• _Dataset content_
-- START --

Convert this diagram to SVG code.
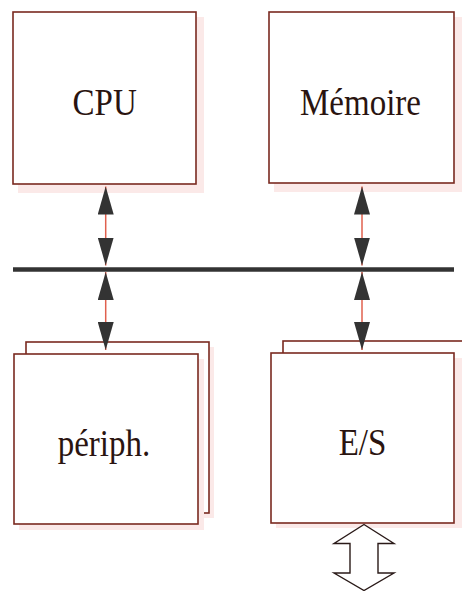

-- END --
-- START --

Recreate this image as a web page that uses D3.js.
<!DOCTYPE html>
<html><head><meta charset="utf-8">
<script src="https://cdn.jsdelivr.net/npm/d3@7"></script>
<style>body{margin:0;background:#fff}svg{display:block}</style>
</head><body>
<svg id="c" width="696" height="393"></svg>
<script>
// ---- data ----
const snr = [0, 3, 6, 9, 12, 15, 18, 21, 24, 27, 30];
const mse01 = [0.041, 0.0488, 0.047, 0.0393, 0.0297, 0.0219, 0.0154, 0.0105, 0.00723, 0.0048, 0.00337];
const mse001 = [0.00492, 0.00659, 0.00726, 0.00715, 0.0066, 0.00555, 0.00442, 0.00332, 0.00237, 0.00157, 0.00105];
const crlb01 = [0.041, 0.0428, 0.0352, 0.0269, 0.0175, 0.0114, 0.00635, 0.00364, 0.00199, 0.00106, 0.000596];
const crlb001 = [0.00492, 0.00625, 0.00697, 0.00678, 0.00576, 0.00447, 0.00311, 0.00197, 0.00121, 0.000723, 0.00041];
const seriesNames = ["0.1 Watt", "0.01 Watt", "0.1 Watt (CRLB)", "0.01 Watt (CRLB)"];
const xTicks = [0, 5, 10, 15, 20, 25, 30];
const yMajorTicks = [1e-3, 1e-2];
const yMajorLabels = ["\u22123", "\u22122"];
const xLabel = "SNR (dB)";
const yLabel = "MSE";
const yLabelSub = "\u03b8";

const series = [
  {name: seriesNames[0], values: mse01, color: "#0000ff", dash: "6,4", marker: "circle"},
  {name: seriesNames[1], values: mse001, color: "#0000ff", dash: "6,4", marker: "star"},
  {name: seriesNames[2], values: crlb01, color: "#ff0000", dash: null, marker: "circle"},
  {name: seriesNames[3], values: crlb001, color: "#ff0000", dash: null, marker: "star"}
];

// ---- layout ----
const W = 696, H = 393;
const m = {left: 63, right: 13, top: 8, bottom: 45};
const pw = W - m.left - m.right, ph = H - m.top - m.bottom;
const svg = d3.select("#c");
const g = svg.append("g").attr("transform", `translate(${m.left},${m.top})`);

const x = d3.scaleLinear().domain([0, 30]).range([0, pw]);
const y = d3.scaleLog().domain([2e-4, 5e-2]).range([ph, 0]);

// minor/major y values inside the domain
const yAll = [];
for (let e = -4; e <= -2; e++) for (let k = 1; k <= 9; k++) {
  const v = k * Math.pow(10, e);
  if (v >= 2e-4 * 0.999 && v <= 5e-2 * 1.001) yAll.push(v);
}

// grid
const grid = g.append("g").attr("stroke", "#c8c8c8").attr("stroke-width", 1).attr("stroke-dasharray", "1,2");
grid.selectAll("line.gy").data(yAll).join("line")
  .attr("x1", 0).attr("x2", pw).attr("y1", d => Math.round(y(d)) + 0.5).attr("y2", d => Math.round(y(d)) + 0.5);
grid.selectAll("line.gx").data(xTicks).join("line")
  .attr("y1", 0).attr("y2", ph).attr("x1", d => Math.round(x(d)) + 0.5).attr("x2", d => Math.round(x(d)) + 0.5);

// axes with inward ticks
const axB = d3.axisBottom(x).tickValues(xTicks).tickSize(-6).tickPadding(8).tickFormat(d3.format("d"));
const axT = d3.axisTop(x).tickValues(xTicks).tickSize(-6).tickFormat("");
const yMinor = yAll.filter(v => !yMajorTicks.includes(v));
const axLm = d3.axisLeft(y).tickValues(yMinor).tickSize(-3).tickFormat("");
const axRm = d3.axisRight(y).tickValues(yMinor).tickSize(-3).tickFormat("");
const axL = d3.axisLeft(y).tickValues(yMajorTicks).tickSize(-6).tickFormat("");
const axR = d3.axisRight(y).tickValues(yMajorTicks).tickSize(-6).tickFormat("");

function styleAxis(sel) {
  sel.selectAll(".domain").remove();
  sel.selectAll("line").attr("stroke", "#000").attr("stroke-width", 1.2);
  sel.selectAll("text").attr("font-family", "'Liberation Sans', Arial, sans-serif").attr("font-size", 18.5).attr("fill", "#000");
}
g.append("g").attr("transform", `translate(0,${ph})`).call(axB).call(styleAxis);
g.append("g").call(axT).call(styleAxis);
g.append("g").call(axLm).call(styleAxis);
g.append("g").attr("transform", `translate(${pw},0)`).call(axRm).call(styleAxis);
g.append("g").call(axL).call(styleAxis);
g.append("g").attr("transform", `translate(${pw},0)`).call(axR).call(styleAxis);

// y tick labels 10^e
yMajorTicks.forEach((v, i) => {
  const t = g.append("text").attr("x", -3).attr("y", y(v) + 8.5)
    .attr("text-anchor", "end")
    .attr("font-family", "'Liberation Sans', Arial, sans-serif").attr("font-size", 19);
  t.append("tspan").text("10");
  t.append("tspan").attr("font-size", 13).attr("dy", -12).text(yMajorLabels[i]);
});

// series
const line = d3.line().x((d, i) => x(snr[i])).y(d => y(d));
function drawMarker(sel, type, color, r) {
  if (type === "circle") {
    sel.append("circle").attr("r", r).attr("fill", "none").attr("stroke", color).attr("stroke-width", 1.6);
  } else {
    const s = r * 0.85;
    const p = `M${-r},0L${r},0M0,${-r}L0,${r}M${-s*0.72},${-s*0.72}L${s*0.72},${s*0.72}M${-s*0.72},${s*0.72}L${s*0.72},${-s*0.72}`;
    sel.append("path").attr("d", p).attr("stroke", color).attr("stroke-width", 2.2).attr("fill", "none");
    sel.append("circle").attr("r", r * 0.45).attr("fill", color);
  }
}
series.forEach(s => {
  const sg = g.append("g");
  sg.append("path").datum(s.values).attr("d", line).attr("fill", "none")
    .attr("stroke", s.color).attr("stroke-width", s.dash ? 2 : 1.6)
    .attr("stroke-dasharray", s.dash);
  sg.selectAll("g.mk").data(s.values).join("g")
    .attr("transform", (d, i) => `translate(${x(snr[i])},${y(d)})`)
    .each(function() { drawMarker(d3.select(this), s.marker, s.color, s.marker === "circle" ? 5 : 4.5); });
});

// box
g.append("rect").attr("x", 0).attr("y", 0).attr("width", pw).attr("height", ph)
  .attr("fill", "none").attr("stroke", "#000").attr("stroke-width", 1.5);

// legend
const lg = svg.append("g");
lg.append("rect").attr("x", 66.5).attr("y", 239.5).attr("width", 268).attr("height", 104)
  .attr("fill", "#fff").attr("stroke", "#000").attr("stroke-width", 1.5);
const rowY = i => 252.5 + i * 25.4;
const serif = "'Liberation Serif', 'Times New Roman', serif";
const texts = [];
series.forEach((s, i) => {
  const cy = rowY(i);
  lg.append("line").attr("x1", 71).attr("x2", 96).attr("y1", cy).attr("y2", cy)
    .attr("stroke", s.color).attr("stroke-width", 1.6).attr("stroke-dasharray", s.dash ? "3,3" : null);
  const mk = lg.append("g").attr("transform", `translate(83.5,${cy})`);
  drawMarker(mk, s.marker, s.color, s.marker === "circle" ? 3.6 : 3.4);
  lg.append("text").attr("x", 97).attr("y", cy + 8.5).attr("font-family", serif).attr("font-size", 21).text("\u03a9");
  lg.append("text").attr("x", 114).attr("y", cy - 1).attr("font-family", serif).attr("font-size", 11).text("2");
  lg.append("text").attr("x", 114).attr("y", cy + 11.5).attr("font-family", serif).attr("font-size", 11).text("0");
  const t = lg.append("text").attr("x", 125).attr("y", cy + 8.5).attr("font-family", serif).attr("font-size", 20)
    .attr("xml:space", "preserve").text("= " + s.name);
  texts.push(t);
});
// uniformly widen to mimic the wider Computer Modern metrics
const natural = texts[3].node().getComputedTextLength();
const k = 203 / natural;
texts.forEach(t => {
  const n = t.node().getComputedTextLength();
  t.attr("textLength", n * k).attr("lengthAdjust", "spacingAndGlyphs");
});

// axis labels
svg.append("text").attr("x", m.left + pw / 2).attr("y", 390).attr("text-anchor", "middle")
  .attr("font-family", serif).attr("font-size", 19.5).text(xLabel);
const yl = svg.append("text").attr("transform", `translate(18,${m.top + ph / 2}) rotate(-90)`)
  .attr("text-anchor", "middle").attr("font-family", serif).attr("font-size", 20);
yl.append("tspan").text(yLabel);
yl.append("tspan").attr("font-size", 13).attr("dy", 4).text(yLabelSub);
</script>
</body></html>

-- END --
-- START --

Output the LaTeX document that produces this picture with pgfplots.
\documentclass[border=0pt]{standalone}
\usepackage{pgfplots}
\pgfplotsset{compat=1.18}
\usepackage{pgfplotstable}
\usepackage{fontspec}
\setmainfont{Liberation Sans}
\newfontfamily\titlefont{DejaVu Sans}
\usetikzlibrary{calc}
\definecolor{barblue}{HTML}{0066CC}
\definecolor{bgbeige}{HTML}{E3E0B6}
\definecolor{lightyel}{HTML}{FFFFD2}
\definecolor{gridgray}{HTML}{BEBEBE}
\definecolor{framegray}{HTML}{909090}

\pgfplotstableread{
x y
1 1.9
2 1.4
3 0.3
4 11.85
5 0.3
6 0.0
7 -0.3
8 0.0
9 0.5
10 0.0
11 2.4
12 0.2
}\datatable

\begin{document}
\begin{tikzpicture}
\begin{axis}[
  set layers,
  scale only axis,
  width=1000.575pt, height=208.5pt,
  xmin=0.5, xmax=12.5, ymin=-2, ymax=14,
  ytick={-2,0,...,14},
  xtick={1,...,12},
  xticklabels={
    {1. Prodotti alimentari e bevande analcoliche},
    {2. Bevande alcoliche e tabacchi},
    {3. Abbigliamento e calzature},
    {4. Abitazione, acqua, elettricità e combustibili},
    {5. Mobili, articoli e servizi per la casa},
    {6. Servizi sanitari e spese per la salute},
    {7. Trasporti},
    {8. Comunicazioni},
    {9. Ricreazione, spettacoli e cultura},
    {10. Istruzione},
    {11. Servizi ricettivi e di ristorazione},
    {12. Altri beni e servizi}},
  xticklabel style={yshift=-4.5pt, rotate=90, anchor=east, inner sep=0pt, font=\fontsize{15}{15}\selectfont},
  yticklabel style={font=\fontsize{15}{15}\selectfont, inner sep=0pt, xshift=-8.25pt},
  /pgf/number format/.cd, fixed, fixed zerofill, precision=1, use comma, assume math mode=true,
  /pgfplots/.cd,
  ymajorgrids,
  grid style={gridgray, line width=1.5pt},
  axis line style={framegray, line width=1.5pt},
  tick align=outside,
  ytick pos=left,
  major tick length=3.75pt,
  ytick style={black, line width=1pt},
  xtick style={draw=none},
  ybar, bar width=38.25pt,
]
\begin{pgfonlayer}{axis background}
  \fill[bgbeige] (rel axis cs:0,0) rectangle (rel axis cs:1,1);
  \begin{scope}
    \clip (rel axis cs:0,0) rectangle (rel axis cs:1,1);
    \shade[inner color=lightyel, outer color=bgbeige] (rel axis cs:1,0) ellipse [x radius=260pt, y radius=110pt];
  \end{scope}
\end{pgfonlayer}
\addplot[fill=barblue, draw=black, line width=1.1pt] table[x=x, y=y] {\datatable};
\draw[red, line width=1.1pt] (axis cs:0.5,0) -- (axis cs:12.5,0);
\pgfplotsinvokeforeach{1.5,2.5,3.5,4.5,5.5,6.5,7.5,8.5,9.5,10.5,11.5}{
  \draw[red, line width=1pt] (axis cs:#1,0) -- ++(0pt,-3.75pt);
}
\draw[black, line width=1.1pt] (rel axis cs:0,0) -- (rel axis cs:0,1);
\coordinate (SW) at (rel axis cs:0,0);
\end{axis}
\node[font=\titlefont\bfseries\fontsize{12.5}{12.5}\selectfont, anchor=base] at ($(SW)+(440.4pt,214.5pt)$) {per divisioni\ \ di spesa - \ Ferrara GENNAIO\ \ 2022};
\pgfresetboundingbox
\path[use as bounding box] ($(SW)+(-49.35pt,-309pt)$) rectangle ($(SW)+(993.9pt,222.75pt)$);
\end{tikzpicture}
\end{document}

-- END --

• _Aim of the exercise_
Collect the lines of the data that carry the word "this".

• _Full response_
Convert this diagram to SVG code.
Recreate this image as a web page that uses D3.js.
    .each(function() { drawMarker(d3.select(this), s.marker, s.color, s.marker === "circle" ? 5 : 4.5); });
Output the LaTeX document that produces this picture with pgfplots.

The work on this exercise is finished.